§ **Short problem**
Quote all of the data that follows exactly as written, skipping the images.
** start of Recorded data **
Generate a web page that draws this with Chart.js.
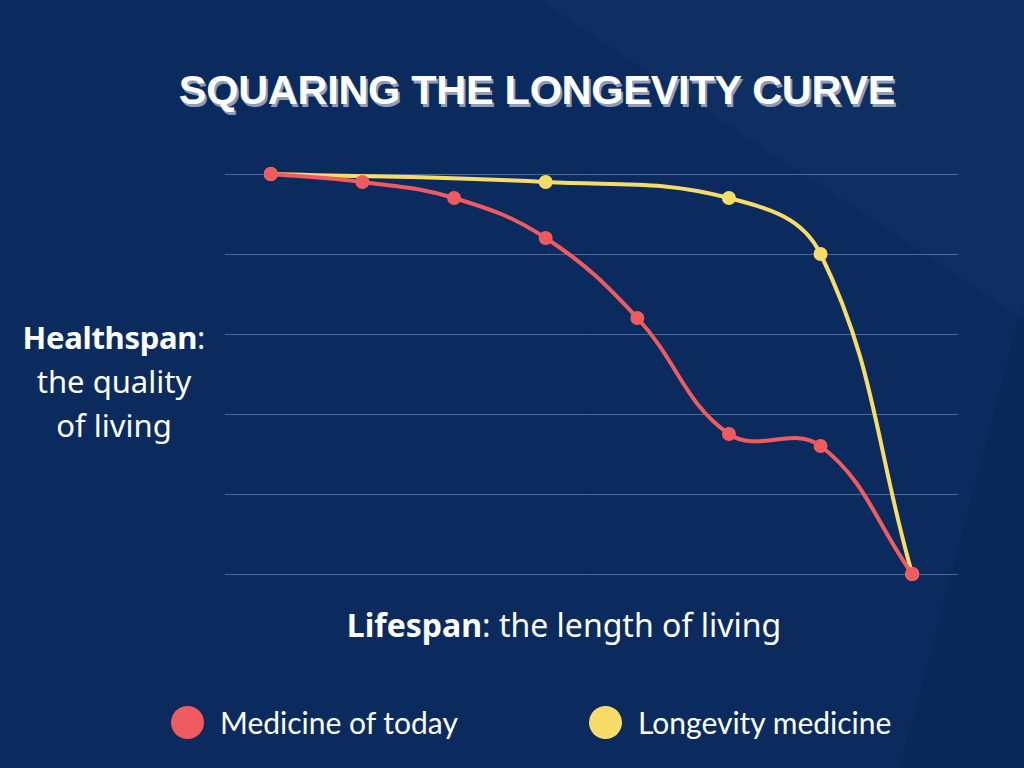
<!DOCTYPE html>
<html>
<head>
<meta charset="utf-8">
<script src="https://cdn.jsdelivr.net/npm/chart.js@4/dist/chart.umd.min.js"></script>
<style>
  html, body { margin:0; padding:0; }
  body { width:1024px; height:768px; background:#0b2b5f; position:relative; overflow:hidden; font-family:"Noto Sans", "Open Sans", sans-serif; color:#fff; }
  .shape1 { position:absolute; left:0; top:0; width:1024px; height:768px; background:rgba(255,255,255,0.018);
    clip-path: polygon(540px 0, 1024px 0, 1024px 320px); }
  .shape2 { position:absolute; left:0; top:0; width:1024px; height:768px; background:rgba(0,10,40,0.10);
    clip-path: polygon(1024px 300px, 1024px 768px, 900px 768px); }
  #wrap { position:absolute; left:0; top:0; width:1024px; height:768px; }
  .title { position:absolute; left:0; width:1074px; top:66px; text-align:center; font-family:"Liberation Sans", Arial, sans-serif; font-weight:700; font-size:41.5px; letter-spacing:-0.3px;
    text-shadow: 2px 3px 0 #8e9cb8; }
  .ylab { position:absolute; left:0; width:228px; top:315px; text-align:center; font-size:31px; line-height:44px; }
  .ylab b { letter-spacing:-0.3px; }
  .xlab { position:absolute; left:564px; transform:translateX(-50%); top:603px; font-size:32px; white-space:nowrap; }
  .leg { position:absolute; top:704px; font-family:"Lato", sans-serif; font-weight:400; font-size:30px; display:flex; align-items:center; }
  .dot { width:33px; height:33px; border-radius:50%; margin-right:16px; display:inline-block; }
</style>
</head>
<body>
<div class="shape1"></div>
<div class="shape2"></div>
<div class="title">SQUARING THE LONGEVITY CURVE</div>
<div class="ylab"><b>Healthspan</b>:<br>the quality<br>of living</div>
<div class="xlab"><b>Lifespan</b>: the length of living</div>
<div class="leg" style="left:171px;"><span class="dot" style="background:#f05b5f"></span>Medicine of today</div>
<div class="leg" style="left:589px;"><span class="dot" style="background:#f8dc68"></span>Longevity medicine</div>
<div id="wrap"><canvas id="c" width="1024" height="768"></canvas></div>
<script>
const stages = ['1','2','3','4','5','6','7','8'];
const medicineOfToday = [100, 98, 94, 84, 64, 35, 32, 0];
const longevityMedicine = [100, null, null, 98, null, 94, 80, 0];
const seriesNames = ['Medicine of today', 'Longevity medicine'];
const yTicks = [0, 20, 40, 60, 80, 100];

new Chart(document.getElementById('c'), {
  type: 'line',
  data: {
    labels: stages,
    datasets: [
      { label: seriesNames[0], data: medicineOfToday, borderColor:'#f05b5f', backgroundColor:'#f05b5f', borderWidth:4, pointRadius:5, pointHoverRadius:5, tension:0.4, clip:false },
      { label: seriesNames[1], data: longevityMedicine, borderColor:'#f8dc68', backgroundColor:'#f8dc68', borderWidth:4, pointRadius:5, pointHoverRadius:5, tension:0.4, spanGaps:true, clip:false }
    ]
  },
  options: {
    responsive:false, animation:false,
    layout:{ padding:{ left:225, right:66, top:174, bottom:194 } },
    plugins:{ legend:{ display:false }, tooltip:{ enabled:false } },
    scales:{
      x:{ type:'category', offset:true, display:false },
      y:{ min:0, max:100, afterBuildTicks:(s)=>{ s.ticks = yTicks.map(v=>({value:v})); },
          grid:{ color:'rgba(160,180,215,0.45)', lineWidth:1, drawTicks:false }, border:{ display:false }, ticks:{ display:false } }
    }
  }
});
</script>
</body>
</html>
** end of Recorded data **
§ **Response to the task**
Generate a web page that draws this with Chart.js.
<!DOCTYPE html>
<html>
<head>
<meta charset="utf-8">
<script src="https://cdn.jsdelivr.net/npm/chart.js@4/dist/chart.umd.min.js"></script>
<style>
  html, body { margin:0; padding:0; }
  body { width:1024px; height:768px; background:#0b2b5f; position:relative; overflow:hidden; font-family:"Noto Sans", "Open Sans", sans-serif; color:#fff; }
  .shape1 { position:absolute; left:0; top:0; width:1024px; height:768px; background:rgba(255,255,255,0.018);
    clip-path: polygon(540px 0, 1024px 0, 1024px 320px); }
  .shape2 { position:absolute; left:0; top:0; width:1024px; height:768px; background:rgba(0,10,40,0.10);
    clip-path: polygon(1024px 300px, 1024px 768px, 900px 768px); }
  #wrap { position:absolute; left:0; top:0; width:1024px; height:768px; }
  .title { position:absolute; left:0; width:1074px; top:66px; text-align:center; font-family:"Liberation Sans", Arial, sans-serif; font-weight:700; font-size:41.5px; letter-spacing:-0.3px;
    text-shadow: 2px 3px 0 #8e9cb8; }
  .ylab { position:absolute; left:0; width:228px; top:315px; text-align:center; font-size:31px; line-height:44px; }
  .ylab b { letter-spacing:-0.3px; }
  .xlab { position:absolute; left:564px; transform:translateX(-50%); top:603px; font-size:32px; white-space:nowrap; }
  .leg { position:absolute; top:704px; font-family:"Lato", sans-serif; font-weight:400; font-size:30px; display:flex; align-items:center; }
  .dot { width:33px; height:33px; border-radius:50%; margin-right:16px; display:inline-block; }
</style>
</head>
<body>
<div class="shape1"></div>
<div class="shape2"></div>
<div class="title">SQUARING THE LONGEVITY CURVE</div>
<div class="ylab"><b>Healthspan</b>:<br>the quality<br>of living</div>
<div class="xlab"><b>Lifespan</b>: the length of living</div>
<div class="leg" style="left:171px;"><span class="dot" style="background:#f05b5f"></span>Medicine of today</div>
<div class="leg" style="left:589px;"><span class="dot" style="background:#f8dc68"></span>Longevity medicine</div>
<div id="wrap"><canvas id="c" width="1024" height="768"></canvas></div>
<script>
const stages = ['1','2','3','4','5','6','7','8'];
const medicineOfToday = [100, 98, 94, 84, 64, 35, 32, 0];
const longevityMedicine = [100, null, null, 98, null, 94, 80, 0];
const seriesNames = ['Medicine of today', 'Longevity medicine'];
const yTicks = [0, 20, 40, 60, 80, 100];

new Chart(document.getElementById('c'), {
  type: 'line',
  data: {
    labels: stages,
    datasets: [
      { label: seriesNames[0], data: medicineOfToday, borderColor:'#f05b5f', backgroundColor:'#f05b5f', borderWidth:4, pointRadius:5, pointHoverRadius:5, tension:0.4, clip:false },
      { label: seriesNames[1], data: longevityMedicine, borderColor:'#f8dc68', backgroundColor:'#f8dc68', borderWidth:4, pointRadius:5, pointHoverRadius:5, tension:0.4, spanGaps:true, clip:false }
    ]
  },
  options: {
    responsive:false, animation:false,
    layout:{ padding:{ left:225, right:66, top:174, bottom:194 } },
    plugins:{ legend:{ display:false }, tooltip:{ enabled:false } },
    scales:{
      x:{ type:'category', offset:true, display:false },
      y:{ min:0, max:100, afterBuildTicks:(s)=>{ s.ticks = yTicks.map(v=>({value:v})); },
          grid:{ color:'rgba(160,180,215,0.45)', lineWidth:1, drawTicks:false }, border:{ display:false }, ticks:{ display:false } }
    }
  }
});
</script>
</body>
</html>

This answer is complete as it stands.